Sea-bean hunting has only recently become a new hobby to us. In previous years we noticed occasionally among drift goods on the beach a so called Sea Heart (very large, up to 3 inch-wide, beautifully heart-shaped brown seed; locally called Corazon de Mono- Monkey Heart) or a Hamburger Bean (a name, which is aptly descriptive; the locals call them Ojo de Venado- Deer Eye). We wondered from which trees they came from, but our guides on Q. Roo flora did not show any of these seed and we never got curious enough to research this issue any further. However, a friend from Mahahual asked us to get for her a field guide on drift seed (Sea Beans of the Tropics, A Collector’s Guide to Sea-Beans and other Tropical Drift on Atlantic Shores; by authors Ed Perry and John Dennis) and to bring it along at our next visit. We liked the book so much that we got one for us too and our first –now guided- trips to beaches south of Mahahual netted us hundreds of beautiful hard-coated sea-beans. Sea-Hearts, Red and Brown Hamburger Beans are the most abundant sea-beans. The brightly colored Saddle-Beans are also very common. In addition we found many of the rarer sea-bean species, such as the legendary Mary’s Beans, “Little Marbles” (Oxyrhynchus), Brown and Yellow Nicker-Beans, Katie’s Beans, and Red Horse-eye Beans.

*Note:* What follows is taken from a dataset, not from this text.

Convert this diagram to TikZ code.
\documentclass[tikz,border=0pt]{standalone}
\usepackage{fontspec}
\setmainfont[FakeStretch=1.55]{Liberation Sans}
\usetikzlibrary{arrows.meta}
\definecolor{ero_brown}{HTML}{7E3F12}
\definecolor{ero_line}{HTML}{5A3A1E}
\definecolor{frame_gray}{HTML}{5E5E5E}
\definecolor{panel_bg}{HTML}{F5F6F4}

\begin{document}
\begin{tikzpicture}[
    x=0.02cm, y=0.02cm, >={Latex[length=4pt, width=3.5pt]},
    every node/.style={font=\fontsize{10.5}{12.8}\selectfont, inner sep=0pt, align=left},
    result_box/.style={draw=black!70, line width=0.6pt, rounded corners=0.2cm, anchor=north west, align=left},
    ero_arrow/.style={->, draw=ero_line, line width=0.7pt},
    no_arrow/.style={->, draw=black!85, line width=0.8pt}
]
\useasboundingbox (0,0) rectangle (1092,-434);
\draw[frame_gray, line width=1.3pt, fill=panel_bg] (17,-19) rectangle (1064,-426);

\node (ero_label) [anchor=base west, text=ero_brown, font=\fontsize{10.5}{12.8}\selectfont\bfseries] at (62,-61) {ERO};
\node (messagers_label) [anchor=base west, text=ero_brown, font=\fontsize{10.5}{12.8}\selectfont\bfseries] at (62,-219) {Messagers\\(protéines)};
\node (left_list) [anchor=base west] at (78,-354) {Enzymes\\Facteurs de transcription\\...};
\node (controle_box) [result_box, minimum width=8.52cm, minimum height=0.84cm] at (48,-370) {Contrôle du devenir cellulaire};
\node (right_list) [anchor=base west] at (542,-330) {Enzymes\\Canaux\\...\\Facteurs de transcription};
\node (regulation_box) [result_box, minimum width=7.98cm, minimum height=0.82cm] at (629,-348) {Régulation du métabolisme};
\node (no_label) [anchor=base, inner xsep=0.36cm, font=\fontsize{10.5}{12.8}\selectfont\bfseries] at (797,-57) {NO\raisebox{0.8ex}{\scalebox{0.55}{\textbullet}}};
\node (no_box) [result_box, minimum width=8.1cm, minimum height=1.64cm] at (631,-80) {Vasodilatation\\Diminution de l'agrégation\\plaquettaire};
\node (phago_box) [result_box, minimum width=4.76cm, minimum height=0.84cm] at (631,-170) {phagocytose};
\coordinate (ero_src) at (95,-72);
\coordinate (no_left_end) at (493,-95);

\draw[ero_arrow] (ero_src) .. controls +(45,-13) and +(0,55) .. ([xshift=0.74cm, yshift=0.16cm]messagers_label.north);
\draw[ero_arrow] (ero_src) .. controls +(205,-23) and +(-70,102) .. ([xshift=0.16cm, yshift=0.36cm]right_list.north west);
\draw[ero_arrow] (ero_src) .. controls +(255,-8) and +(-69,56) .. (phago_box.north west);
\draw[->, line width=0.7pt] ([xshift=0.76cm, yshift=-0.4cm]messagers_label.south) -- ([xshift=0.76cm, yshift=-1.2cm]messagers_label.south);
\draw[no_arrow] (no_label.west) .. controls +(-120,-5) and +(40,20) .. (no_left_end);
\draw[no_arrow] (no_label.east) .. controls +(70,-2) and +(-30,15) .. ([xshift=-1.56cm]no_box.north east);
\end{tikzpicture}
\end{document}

The natural history of drift seed is quite interesting. Many of these drift seed are from woody Lianas (aka monkey vines), mostly belonging to the legume family, originating in the rain forests of the Amazonas and Orinoco basins and reaching the Atlantic Ocean by river. They often float for years riding the ocean currents until they get washed up onto often distant shores - as far as Ireland and even Scandinavia. Even after these long voyages they look startling beautiful and most of the hard-coated sea-beans are viable after many years in the sea. We started a germination experiment and -amazingly- got most species to germinate. The trick is to drill holes through the hard seed coat. We planted them in the back garden of our property at larger trees. They hopefully will grow well and can tolerate the salt in the air. In case you come to visit us at Casa del Cielo de la Estrellas you might be able to inspect our own monkey vines that bear fruits. The Sea Heart pod is the longest plant fruit known- they are 1-2 m long! The Mary’s bean vine is a morning glory with beautiful large yellow flowers. We do have already a Nicker-Nut vine growing. It sprung up after Hurricane Dean and is covering one of our Sea Grapes (Uva del Mar) with an impenetrable thicket of thorny vines.

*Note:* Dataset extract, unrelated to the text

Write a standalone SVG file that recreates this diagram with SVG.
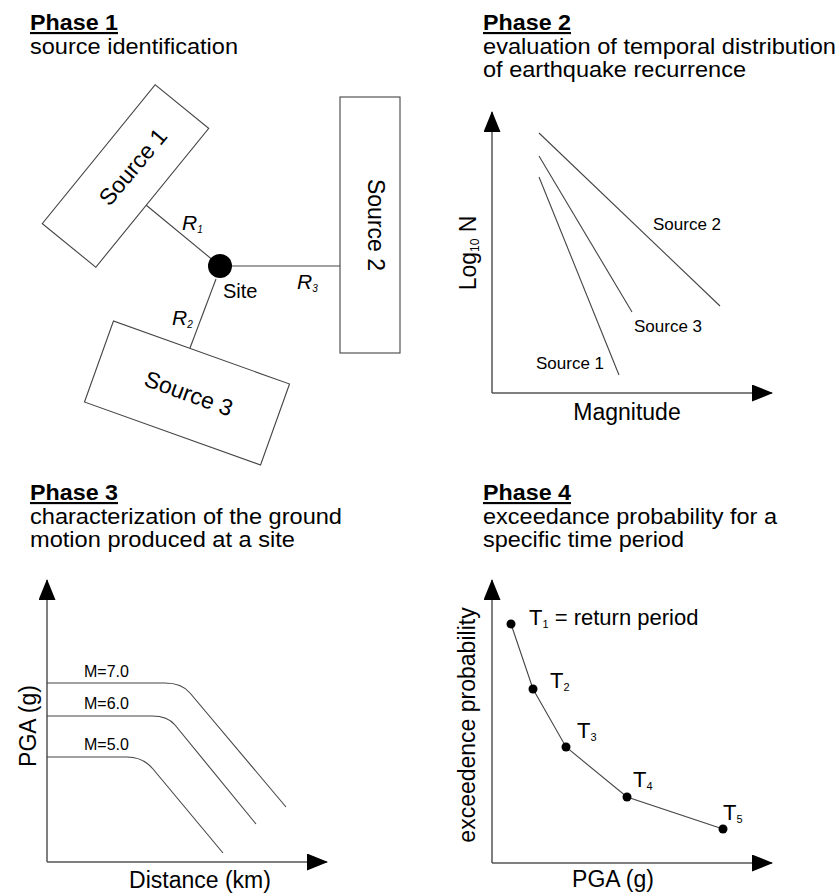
<svg xmlns="http://www.w3.org/2000/svg" width="838" height="896" viewBox="0 0 838 896">
<style>
text{font-family:"Liberation Sans",Arial,sans-serif;fill:#000}
.h{font-weight:bold;font-size:21.5px;text-decoration:underline}
.b{font-size:21.5px}
.ax{font-size:23px}
.sl{font-size:23px}
.sm{font-size:17px}
.mm{font-size:16px}
.r{font-size:21px;font-style:italic}
.t{font-size:22px}
.ln{fill:none;stroke:#444;stroke-width:1.1}
.axis{fill:none;stroke:#555;stroke-width:1.5}
.box{fill:#fff;stroke:#444;stroke-width:1.1}
.dot{fill:#000}
</style>
<defs>
<marker id="ah" markerUnits="userSpaceOnUse" viewBox="0 0 21 17" markerWidth="21" markerHeight="17" refX="20" refY="8.5" orient="auto">
<path d="M0,0 L21,8.5 L0,17 z" fill="#000"/>
</marker>
</defs>
<rect width="838" height="896" fill="#fff"/>

<!-- Headings -->
<g id="heading1">
<text class="h" x="30" y="30" textLength="88" lengthAdjust="spacingAndGlyphs">Phase 1</text>
<text class="b" x="30" y="54" textLength="208" lengthAdjust="spacingAndGlyphs">source identification</text>
</g>
<g id="heading2">
<text class="h" x="483" y="30" textLength="88" lengthAdjust="spacingAndGlyphs">Phase 2</text>
<text class="b" x="483" y="54" textLength="353" lengthAdjust="spacingAndGlyphs">evaluation of temporal distribution</text>
<text class="b" x="483" y="77" textLength="263" lengthAdjust="spacingAndGlyphs">of earthquake recurrence</text>
</g>
<g id="heading3">
<text class="h" x="30" y="500" textLength="88" lengthAdjust="spacingAndGlyphs">Phase 3</text>
<text class="b" x="30" y="524" textLength="312" lengthAdjust="spacingAndGlyphs">characterization of the ground</text>
<text class="b" x="30" y="547" textLength="265" lengthAdjust="spacingAndGlyphs">motion produced at a site</text>
</g>
<g id="heading4">
<text class="h" x="483" y="500" textLength="88" lengthAdjust="spacingAndGlyphs">Phase 4</text>
<text class="b" x="483" y="524" textLength="294" lengthAdjust="spacingAndGlyphs">exceedance probability for a</text>
<text class="b" x="483" y="547" textLength="201" lengthAdjust="spacingAndGlyphs">specific time period</text>
</g>

<!-- Phase 1 connectors -->
<g id="connectors">
<line class="ln" x1="146" y1="205" x2="220" y2="266"/>
<line class="ln" x1="220" y1="266" x2="340" y2="266"/>
<line class="ln" x1="216" y1="279" x2="190" y2="348"/>
</g>

<g id="source1">
<rect class="box" x="-89.5" y="-34.5" width="179" height="69" transform="translate(125.5,176) rotate(-50.9)"/>
<text class="sl" text-anchor="middle" transform="translate(139,172) rotate(-50)">Source 1</text>
</g>
<g id="source2">
<rect class="box" x="340" y="97" width="60" height="256"/>
<text class="sl" text-anchor="middle" transform="translate(368,225) rotate(90)">Source 2</text>
</g>
<g id="source3">
<rect class="box" x="-93.5" y="-43" width="187" height="86" transform="translate(187,393) rotate(19.7)"/>
<text class="sl" text-anchor="middle" transform="translate(186,401) rotate(20)">Source 3</text>
</g>
<g id="site">
<circle cx="220" cy="266" r="12" fill="#000"/>
<text x="223" y="298" style="font-size:20px">Site</text>
</g>
<g id="r-labels">
<text class="r" x="182" y="230">R<tspan font-size="10" dy="3">1</tspan></text>
<text class="r" x="297" y="289">R<tspan font-size="10" dy="3">3</tspan></text>
<text class="r" x="172" y="325">R<tspan font-size="10" dy="3">2</tspan></text>
</g>

<!-- Phase 2 -->
<g id="phase2-plot">
<line class="axis" x1="492" y1="393" x2="492" y2="112" marker-end="url(#ah)"/>
<line class="axis" x1="492" y1="393" x2="772" y2="393" marker-end="url(#ah)"/>
<line class="ln" x1="539" y1="133" x2="720" y2="306"/>
<line class="ln" x1="539" y1="156" x2="632" y2="312"/>
<line class="ln" x1="539" y1="177" x2="619" y2="375"/>
<text class="sm" x="653" y="230">Source 2</text>
<text class="sm" x="634" y="332">Source 3</text>
<text class="sm" x="536" y="369">Source 1</text>
<text class="ax" x="627" y="420" text-anchor="middle">Magnitude</text>
<text class="ax" text-anchor="middle" transform="translate(476,253) rotate(-90)">Log<tspan font-size="12" dy="3">10</tspan><tspan dy="-3"> N</tspan></text>
</g>

<!-- Phase 3 -->
<g id="phase3-plot">
<line class="axis" x1="47" y1="862" x2="47" y2="580" marker-end="url(#ah)"/>
<line class="axis" x1="47" y1="862" x2="327" y2="862" marker-end="url(#ah)"/>
<path class="ln" d="M47,683 L165,683 C178,683 185,687 190,693 L286,807"/>
<path class="ln" d="M47,716 L152,716 C165,716 171,720 175,725 L256,824"/>
<path class="ln" d="M47,757 L127,757 C140,757 148,763 153,769 L223,853"/>
<text class="mm" x="84" y="677">M=7.0</text>
<text class="mm" x="84" y="709">M=6.0</text>
<text class="mm" x="84" y="750">M=5.0</text>
<text class="ax" x="200" y="888" text-anchor="middle">Distance (km)</text>
<text class="ax" text-anchor="middle" transform="translate(36,726) rotate(-90)">PGA (g)</text>
</g>

<!-- Phase 4 -->
<g id="phase4-plot">
<line class="axis" x1="492" y1="863" x2="492" y2="580" marker-end="url(#ah)"/>
<line class="axis" x1="492" y1="863" x2="772" y2="863" marker-end="url(#ah)"/>
<polyline class="ln" points="511,624 533,689 566,747 627,797 723,829"/>
<circle class="dot" cx="511" cy="624" r="4.5"/>
<circle class="dot" cx="533" cy="689" r="4.5"/>
<circle class="dot" cx="566" cy="747" r="4.5"/>
<circle class="dot" cx="627" cy="797" r="4.5"/>
<circle class="dot" cx="723" cy="829" r="4.5"/>
<text class="t" x="529" y="625">T<tspan font-size="11" dy="3">1</tspan><tspan dy="-3"> = return period</tspan></text>
<text class="t" x="550" y="688">T<tspan font-size="11" dy="3">2</tspan></text>
<text class="t" x="577" y="738">T<tspan font-size="11" dy="3">3</tspan></text>
<text class="t" x="633" y="787">T<tspan font-size="11" dy="3">4</tspan></text>
<text class="t" x="723" y="820">T<tspan font-size="11" dy="3">5</tspan></text>
<text class="ax" x="613" y="887" text-anchor="middle">PGA (g)</text>
<text class="ax" text-anchor="middle" transform="translate(475,725) rotate(-90)">exceedence probability</text>
</g>
</svg>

Much harder than finding sea-beans is collecting marine shells. Best spots for this activity are rocky shore lines and there are only few such places along the Costa Maya coast. Queen conch populations- once inhabiting the sea grass flats of our coast by the millions have dramatically plummeted in recent years and so have declined the number of shells of this species that you could find on the beaches. However the shells of many smaller gastropods like cowries and West-Indian Top Shells can be collected abundantly  at Punta Herradura, which is located about 15 km south of our property.

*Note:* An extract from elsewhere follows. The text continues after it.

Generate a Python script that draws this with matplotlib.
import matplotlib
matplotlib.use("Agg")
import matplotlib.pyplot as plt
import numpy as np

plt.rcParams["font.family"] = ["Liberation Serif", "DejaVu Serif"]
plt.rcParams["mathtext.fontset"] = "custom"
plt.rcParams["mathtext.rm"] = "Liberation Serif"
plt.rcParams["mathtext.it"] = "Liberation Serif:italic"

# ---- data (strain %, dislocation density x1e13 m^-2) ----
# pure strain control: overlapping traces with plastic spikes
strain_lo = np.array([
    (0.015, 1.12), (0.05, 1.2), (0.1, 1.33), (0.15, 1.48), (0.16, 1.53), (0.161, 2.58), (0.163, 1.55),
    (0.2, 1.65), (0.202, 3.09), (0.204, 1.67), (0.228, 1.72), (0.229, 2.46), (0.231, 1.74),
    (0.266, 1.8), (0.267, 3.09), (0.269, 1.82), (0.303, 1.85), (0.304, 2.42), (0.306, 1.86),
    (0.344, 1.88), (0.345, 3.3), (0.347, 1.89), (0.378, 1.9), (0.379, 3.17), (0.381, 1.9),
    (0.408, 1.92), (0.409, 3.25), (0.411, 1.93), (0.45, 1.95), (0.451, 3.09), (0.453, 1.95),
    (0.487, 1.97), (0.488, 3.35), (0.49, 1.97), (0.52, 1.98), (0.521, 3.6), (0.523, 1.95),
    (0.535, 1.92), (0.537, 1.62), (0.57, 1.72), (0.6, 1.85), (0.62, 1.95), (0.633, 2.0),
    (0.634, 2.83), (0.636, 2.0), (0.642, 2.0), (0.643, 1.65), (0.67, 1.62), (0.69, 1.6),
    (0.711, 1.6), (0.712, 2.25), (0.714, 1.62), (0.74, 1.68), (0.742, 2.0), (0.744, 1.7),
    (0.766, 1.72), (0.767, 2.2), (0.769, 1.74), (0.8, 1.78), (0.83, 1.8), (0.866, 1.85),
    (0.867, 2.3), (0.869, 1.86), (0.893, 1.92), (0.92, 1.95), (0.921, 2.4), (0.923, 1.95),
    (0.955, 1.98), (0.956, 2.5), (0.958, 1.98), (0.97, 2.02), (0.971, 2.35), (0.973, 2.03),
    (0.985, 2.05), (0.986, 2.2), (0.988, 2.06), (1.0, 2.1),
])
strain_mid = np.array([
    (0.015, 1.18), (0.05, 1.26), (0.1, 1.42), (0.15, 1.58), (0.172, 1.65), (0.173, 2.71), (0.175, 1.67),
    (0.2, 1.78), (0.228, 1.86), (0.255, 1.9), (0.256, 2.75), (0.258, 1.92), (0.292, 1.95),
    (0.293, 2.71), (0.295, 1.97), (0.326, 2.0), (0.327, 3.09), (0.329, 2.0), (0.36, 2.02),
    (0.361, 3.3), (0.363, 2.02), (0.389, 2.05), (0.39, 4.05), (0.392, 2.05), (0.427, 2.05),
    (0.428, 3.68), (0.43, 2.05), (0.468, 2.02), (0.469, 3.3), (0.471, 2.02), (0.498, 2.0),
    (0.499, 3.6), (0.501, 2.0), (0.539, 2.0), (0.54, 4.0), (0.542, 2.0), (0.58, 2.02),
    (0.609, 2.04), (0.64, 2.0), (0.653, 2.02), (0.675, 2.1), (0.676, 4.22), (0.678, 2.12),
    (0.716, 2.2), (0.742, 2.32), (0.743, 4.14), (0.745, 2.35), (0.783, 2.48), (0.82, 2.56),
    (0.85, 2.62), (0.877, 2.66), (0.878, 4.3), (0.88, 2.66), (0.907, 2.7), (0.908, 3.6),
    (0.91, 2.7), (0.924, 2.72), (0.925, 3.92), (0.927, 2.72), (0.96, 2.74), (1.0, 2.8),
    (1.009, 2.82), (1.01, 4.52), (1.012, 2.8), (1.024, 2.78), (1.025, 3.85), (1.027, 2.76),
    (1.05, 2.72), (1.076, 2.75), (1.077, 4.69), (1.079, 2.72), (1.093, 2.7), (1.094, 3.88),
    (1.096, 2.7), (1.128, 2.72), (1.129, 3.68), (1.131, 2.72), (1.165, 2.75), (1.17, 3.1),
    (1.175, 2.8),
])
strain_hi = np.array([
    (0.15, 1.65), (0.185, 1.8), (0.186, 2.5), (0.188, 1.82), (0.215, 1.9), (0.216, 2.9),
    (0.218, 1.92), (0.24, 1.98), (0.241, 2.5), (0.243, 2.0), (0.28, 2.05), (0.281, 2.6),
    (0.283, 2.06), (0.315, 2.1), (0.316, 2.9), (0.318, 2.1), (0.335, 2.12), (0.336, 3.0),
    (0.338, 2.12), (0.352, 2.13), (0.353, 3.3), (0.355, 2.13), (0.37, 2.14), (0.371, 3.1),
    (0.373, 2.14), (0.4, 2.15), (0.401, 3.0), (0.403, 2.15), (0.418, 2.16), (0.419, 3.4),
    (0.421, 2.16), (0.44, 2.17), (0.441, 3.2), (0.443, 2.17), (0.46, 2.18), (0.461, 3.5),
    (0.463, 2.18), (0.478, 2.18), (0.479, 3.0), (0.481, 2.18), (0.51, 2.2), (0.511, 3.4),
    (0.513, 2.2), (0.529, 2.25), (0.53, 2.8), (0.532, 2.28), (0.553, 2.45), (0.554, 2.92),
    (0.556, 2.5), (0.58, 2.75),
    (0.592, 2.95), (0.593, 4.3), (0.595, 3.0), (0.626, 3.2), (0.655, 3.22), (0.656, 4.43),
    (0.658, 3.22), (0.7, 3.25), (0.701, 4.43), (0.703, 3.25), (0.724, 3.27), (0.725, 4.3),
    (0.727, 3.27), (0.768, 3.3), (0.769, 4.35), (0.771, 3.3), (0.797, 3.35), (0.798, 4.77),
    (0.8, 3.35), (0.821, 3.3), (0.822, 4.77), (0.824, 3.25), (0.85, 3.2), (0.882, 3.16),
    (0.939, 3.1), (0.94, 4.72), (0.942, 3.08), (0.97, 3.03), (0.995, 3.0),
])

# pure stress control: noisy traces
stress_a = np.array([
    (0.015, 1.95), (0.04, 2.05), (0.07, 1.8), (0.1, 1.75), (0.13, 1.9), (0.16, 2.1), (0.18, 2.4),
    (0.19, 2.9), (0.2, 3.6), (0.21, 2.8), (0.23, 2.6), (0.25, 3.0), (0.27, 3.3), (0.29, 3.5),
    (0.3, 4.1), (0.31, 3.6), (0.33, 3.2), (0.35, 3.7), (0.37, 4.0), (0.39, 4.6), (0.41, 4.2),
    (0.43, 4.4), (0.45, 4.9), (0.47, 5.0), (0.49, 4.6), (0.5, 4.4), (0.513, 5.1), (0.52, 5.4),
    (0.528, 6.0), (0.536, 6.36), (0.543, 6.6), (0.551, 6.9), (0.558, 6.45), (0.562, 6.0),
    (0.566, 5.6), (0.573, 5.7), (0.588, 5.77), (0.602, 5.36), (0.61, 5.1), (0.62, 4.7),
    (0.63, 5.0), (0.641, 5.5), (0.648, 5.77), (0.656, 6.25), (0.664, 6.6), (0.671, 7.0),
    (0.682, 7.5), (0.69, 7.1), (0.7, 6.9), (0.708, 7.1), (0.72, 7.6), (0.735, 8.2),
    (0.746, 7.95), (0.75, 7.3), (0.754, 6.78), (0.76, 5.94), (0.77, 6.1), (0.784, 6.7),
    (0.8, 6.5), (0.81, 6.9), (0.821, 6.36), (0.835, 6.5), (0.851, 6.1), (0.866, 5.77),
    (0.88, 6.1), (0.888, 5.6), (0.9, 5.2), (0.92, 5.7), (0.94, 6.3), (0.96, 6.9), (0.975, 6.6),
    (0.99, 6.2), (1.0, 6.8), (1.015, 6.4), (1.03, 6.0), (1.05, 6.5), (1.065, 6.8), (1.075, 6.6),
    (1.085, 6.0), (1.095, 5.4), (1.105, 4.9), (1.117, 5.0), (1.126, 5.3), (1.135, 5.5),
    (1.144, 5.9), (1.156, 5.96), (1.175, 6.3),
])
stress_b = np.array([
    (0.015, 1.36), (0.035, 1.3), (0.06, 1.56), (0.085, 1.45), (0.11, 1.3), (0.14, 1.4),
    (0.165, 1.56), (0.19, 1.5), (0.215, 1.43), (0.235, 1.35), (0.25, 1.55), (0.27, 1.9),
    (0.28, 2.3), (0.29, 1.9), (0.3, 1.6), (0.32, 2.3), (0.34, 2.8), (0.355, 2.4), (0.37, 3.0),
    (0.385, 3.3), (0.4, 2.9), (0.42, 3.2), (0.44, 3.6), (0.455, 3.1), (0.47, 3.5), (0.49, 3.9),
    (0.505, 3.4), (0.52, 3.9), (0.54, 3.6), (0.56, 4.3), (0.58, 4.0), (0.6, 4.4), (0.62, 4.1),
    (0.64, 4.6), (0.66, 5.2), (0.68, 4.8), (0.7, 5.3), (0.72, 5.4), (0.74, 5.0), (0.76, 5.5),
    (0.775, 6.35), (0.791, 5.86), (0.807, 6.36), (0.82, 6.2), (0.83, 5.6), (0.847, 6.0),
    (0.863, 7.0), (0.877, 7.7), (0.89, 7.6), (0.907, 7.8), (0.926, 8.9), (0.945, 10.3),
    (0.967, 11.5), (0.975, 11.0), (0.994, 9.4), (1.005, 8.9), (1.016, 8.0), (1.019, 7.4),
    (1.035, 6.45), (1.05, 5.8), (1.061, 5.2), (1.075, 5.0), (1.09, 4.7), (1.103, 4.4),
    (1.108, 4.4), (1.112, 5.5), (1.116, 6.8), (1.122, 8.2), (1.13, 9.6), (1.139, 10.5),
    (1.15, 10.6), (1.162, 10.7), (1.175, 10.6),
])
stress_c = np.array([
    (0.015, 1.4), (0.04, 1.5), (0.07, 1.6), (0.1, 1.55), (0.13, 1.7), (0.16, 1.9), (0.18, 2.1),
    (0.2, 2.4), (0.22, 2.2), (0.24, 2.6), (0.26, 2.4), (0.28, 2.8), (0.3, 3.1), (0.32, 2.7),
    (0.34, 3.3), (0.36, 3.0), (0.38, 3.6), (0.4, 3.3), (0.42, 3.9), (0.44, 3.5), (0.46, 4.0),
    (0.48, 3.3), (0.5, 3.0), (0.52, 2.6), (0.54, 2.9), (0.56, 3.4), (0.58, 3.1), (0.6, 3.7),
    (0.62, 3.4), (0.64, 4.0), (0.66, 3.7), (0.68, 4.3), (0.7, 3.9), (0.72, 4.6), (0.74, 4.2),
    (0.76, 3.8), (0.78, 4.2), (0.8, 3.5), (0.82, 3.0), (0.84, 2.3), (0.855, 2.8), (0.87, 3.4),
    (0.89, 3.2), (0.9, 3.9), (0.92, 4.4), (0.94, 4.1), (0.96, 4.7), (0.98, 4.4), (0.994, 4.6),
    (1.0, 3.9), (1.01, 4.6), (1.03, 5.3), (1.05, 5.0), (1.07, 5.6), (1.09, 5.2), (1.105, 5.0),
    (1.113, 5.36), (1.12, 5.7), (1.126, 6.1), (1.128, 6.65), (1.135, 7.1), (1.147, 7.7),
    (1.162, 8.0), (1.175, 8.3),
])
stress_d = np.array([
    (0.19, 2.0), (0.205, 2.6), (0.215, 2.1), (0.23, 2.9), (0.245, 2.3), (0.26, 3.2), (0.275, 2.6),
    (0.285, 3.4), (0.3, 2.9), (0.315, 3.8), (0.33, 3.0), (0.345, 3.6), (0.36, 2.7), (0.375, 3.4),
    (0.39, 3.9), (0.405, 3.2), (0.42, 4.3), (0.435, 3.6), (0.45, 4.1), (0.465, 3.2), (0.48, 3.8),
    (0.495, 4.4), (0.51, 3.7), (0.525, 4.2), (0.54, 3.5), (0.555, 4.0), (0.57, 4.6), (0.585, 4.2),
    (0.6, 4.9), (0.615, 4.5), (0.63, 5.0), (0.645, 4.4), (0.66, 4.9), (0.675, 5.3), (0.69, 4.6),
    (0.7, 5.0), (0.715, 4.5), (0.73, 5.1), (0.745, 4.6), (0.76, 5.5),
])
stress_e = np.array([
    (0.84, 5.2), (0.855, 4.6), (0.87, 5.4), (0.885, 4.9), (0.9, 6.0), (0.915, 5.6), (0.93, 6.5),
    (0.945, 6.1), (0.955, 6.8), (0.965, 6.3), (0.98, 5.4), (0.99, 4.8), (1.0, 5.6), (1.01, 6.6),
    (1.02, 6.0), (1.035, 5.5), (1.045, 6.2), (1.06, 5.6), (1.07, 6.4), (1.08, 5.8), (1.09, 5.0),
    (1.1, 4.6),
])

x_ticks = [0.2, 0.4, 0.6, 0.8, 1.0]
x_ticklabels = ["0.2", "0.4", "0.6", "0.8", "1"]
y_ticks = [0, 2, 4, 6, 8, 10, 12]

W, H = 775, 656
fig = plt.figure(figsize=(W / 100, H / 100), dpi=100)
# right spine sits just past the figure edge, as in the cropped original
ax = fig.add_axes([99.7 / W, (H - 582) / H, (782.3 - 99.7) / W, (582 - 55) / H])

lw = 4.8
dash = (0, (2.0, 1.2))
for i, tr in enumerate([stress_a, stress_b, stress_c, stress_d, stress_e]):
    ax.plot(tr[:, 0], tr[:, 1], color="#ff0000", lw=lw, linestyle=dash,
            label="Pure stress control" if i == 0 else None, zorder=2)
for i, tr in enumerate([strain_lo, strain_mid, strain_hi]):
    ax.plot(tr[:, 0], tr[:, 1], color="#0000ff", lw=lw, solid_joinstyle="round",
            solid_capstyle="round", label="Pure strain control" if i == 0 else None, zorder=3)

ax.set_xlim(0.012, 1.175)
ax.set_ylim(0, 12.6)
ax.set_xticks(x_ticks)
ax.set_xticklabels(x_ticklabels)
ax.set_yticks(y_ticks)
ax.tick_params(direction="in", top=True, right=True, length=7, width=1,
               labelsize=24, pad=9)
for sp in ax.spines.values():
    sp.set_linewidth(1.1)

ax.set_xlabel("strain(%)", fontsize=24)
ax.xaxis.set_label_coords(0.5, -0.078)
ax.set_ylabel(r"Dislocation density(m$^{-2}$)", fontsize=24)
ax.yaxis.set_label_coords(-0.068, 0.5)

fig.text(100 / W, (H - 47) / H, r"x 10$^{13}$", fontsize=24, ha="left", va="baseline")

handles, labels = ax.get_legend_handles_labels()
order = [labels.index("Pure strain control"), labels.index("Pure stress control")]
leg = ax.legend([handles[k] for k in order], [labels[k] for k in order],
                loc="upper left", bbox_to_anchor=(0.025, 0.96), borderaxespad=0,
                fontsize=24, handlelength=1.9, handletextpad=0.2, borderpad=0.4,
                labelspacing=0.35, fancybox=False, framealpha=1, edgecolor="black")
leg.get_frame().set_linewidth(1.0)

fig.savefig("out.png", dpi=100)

Another fascinating observation you potentially can make, while looking for drift good treasures, is finding turtle nest on the undeveloped beaches south of Mahahual.

The so called wrack line of Costa Maya beaches is full with Sea-Beans and other drift good treasures.

Sea Bean Harvest: We found more than 1000 hard-coated drift seed while conducting 8 collection trips to beaches south of Mahahual.